Source code of charts
___
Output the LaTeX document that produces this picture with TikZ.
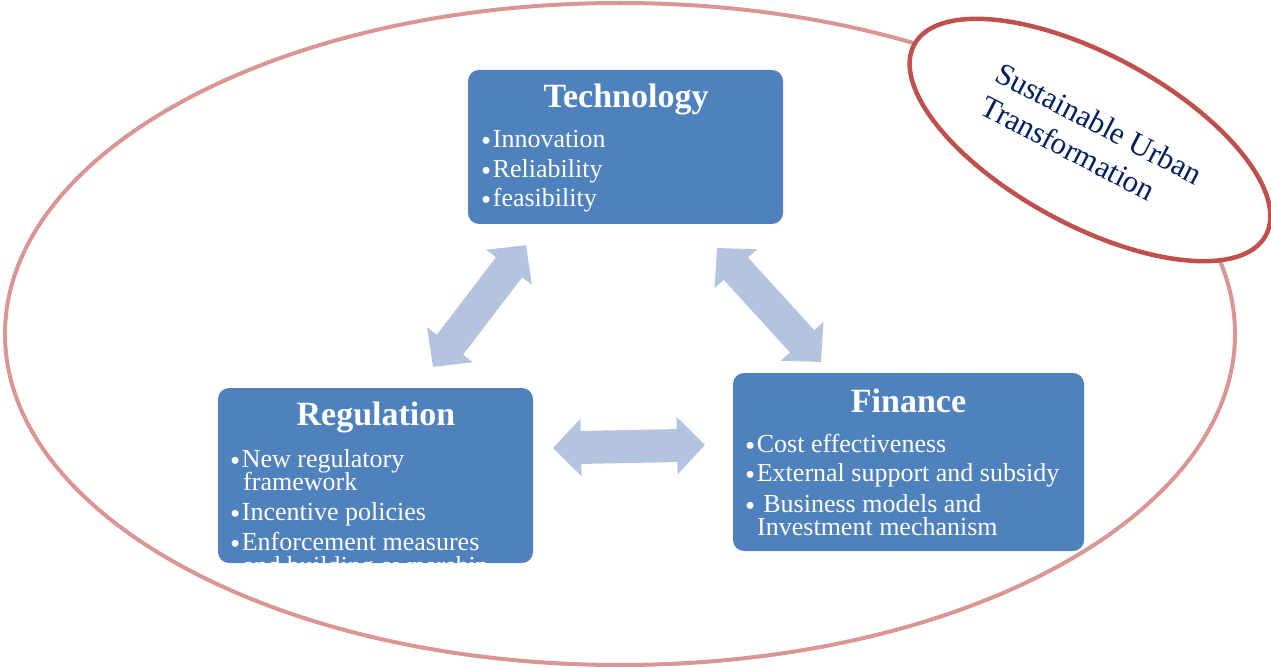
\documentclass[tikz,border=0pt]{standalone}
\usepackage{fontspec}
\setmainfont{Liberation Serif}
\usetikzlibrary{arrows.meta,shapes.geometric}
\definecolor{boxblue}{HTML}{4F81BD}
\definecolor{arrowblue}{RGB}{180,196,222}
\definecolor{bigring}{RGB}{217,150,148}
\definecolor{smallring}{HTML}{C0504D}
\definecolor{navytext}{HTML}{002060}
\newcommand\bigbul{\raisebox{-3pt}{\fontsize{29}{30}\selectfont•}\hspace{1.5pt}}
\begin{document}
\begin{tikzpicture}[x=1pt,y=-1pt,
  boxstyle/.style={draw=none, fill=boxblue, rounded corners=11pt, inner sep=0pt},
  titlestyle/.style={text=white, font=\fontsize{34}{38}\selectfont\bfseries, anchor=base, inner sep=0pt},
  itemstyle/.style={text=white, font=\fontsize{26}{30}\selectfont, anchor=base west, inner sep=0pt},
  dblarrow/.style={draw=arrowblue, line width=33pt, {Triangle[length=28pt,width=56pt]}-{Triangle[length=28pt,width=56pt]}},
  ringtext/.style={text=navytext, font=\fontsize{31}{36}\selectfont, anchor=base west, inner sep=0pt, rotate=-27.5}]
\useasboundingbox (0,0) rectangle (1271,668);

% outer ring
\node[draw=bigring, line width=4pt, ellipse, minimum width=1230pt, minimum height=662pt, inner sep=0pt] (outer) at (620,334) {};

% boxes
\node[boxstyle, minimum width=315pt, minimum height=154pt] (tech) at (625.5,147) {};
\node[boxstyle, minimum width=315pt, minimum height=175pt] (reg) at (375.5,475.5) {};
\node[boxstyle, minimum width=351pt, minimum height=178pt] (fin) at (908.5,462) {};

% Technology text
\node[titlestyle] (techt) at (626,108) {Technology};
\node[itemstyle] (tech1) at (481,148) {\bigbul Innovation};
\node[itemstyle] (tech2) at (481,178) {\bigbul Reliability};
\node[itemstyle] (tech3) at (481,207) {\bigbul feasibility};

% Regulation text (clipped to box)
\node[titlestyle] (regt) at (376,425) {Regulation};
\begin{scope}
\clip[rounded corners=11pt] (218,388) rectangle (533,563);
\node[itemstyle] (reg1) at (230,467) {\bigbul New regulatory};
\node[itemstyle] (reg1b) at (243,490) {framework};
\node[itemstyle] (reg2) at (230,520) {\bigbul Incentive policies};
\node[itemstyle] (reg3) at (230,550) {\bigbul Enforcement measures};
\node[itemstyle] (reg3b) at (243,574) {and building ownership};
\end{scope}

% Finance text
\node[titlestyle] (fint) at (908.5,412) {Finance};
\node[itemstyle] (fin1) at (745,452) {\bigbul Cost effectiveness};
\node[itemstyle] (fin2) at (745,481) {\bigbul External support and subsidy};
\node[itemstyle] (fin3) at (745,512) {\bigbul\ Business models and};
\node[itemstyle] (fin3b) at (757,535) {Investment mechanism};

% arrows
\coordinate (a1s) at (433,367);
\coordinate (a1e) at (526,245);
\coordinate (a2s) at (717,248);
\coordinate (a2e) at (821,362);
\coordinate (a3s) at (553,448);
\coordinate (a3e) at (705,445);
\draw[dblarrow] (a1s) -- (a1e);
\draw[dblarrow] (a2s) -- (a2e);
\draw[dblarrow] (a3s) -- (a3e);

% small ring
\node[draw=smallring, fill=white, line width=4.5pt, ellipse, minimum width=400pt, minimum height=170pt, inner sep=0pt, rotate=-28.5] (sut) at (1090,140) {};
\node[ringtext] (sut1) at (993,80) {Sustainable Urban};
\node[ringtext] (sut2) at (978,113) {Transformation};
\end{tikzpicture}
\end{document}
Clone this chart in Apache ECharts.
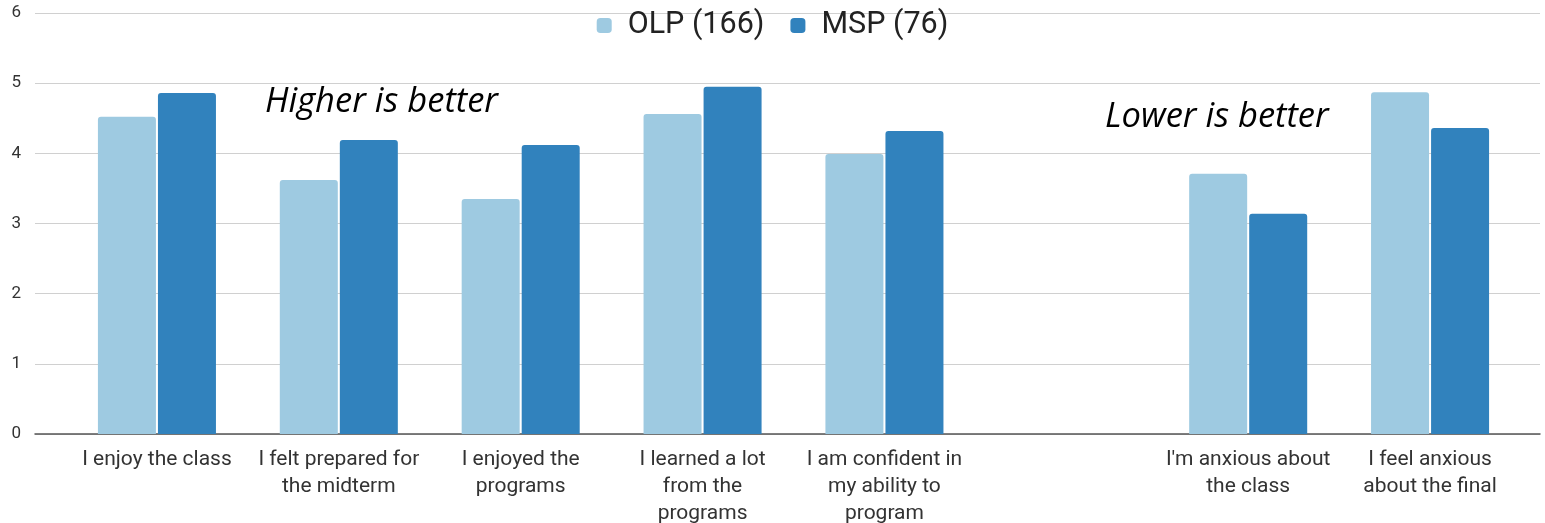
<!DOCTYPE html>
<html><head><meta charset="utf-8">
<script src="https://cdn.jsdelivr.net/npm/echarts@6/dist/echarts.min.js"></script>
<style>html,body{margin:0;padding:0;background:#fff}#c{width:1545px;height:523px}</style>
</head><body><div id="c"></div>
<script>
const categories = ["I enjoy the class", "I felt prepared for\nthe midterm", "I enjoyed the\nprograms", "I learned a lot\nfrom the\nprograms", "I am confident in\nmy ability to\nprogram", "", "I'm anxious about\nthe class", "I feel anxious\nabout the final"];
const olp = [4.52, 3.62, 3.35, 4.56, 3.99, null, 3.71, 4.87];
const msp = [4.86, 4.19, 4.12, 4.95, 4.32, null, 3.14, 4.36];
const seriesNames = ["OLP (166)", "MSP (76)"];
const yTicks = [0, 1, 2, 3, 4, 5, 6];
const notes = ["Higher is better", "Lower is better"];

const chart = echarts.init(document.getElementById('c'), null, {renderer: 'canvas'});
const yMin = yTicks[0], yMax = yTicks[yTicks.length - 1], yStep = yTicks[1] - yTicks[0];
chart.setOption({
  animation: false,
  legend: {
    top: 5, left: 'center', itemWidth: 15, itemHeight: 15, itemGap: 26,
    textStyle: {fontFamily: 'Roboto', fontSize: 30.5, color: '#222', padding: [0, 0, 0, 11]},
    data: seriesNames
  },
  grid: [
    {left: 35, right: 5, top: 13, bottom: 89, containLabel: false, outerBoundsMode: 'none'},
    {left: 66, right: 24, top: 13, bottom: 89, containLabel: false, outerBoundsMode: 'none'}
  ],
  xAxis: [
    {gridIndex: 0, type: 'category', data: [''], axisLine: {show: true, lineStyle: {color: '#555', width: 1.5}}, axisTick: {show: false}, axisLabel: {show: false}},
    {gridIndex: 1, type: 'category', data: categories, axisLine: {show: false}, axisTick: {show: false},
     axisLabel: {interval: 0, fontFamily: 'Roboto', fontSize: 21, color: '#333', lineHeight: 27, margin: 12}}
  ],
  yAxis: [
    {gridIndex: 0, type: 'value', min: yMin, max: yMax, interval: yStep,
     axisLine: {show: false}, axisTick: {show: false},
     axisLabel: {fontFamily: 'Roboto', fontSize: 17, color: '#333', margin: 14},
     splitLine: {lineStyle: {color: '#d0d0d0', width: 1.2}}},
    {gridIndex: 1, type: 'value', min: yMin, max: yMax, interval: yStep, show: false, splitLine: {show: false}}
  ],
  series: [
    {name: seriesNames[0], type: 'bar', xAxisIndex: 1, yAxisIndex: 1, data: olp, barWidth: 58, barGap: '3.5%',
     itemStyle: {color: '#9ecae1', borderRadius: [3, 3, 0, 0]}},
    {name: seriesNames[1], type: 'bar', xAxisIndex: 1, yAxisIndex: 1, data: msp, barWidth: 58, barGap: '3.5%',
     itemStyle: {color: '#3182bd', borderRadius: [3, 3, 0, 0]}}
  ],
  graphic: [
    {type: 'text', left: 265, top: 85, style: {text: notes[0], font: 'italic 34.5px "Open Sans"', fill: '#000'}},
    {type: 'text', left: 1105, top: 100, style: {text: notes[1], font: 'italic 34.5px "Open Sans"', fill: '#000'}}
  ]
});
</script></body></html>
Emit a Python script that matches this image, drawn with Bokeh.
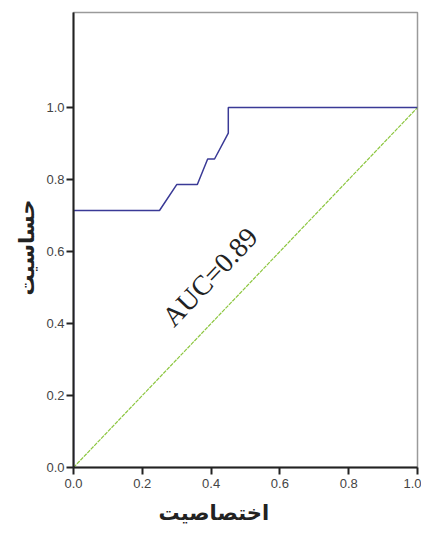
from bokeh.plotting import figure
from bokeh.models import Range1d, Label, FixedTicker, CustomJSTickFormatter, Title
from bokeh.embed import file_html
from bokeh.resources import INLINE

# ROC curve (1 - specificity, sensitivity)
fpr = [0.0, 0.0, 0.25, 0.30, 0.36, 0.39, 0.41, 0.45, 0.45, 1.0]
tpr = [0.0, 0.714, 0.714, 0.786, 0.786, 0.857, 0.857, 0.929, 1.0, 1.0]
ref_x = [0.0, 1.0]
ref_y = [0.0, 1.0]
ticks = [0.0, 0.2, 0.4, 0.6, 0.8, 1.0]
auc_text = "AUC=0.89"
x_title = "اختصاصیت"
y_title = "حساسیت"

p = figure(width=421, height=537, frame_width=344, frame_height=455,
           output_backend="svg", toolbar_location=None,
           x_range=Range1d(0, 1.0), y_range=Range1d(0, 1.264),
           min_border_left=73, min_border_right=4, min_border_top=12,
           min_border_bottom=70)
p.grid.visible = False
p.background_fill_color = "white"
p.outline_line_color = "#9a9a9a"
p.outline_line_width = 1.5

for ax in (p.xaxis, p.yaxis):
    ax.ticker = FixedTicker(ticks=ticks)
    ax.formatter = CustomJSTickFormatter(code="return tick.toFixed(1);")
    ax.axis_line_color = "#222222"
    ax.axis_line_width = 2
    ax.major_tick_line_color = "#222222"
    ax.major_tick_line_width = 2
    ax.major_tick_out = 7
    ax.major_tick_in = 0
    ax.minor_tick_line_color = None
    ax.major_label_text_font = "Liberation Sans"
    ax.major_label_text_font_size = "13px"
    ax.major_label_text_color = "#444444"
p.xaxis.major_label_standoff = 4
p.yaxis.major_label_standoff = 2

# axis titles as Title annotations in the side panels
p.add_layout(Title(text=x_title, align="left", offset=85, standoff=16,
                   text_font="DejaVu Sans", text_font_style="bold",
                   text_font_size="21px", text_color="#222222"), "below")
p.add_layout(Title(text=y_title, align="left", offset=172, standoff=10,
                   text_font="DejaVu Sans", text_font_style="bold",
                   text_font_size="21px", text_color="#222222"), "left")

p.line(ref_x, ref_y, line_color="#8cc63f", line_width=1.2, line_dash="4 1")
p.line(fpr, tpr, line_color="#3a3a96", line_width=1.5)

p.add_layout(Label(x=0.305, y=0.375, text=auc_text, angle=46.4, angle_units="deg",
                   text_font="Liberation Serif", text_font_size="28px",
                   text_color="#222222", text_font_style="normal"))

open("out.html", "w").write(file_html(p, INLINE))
___
### WHAT THE EXERCISE ASKS
Retype, word for word, only the lines from the one containing "Emit a Python" through the one containing "p.yaxis.major_label_standoff = 2", both included, and leave out any pictures.

### RESULT BELOW
Emit a Python script that matches this image, drawn with Bokeh.
from bokeh.plotting import figure
from bokeh.models import Range1d, Label, FixedTicker, CustomJSTickFormatter, Title
from bokeh.embed import file_html
from bokeh.resources import INLINE

# ROC curve (1 - specificity, sensitivity)
fpr = [0.0, 0.0, 0.25, 0.30, 0.36, 0.39, 0.41, 0.45, 0.45, 1.0]
tpr = [0.0, 0.714, 0.714, 0.786, 0.786, 0.857, 0.857, 0.929, 1.0, 1.0]
ref_x = [0.0, 1.0]
ref_y = [0.0, 1.0]
ticks = [0.0, 0.2, 0.4, 0.6, 0.8, 1.0]
auc_text = "AUC=0.89"
x_title = "اختصاصیت"
y_title = "حساسیت"

p = figure(width=421, height=537, frame_width=344, frame_height=455,
           output_backend="svg", toolbar_location=None,
           x_range=Range1d(0, 1.0), y_range=Range1d(0, 1.264),
           min_border_left=73, min_border_right=4, min_border_top=12,
           min_border_bottom=70)
p.grid.visible = False
p.background_fill_color = "white"
p.outline_line_color = "#9a9a9a"
p.outline_line_width = 1.5

for ax in (p.xaxis, p.yaxis):
    ax.ticker = FixedTicker(ticks=ticks)
    ax.formatter = CustomJSTickFormatter(code="return tick.toFixed(1);")
    ax.axis_line_color = "#222222"
    ax.axis_line_width = 2
    ax.major_tick_line_color = "#222222"
    ax.major_tick_line_width = 2
    ax.major_tick_out = 7
    ax.major_tick_in = 0
    ax.minor_tick_line_color = None
    ax.major_label_text_font = "Liberation Sans"
    ax.major_label_text_font_size = "13px"
    ax.major_label_text_color = "#444444"
p.xaxis.major_label_standoff = 4
p.yaxis.major_label_standoff = 2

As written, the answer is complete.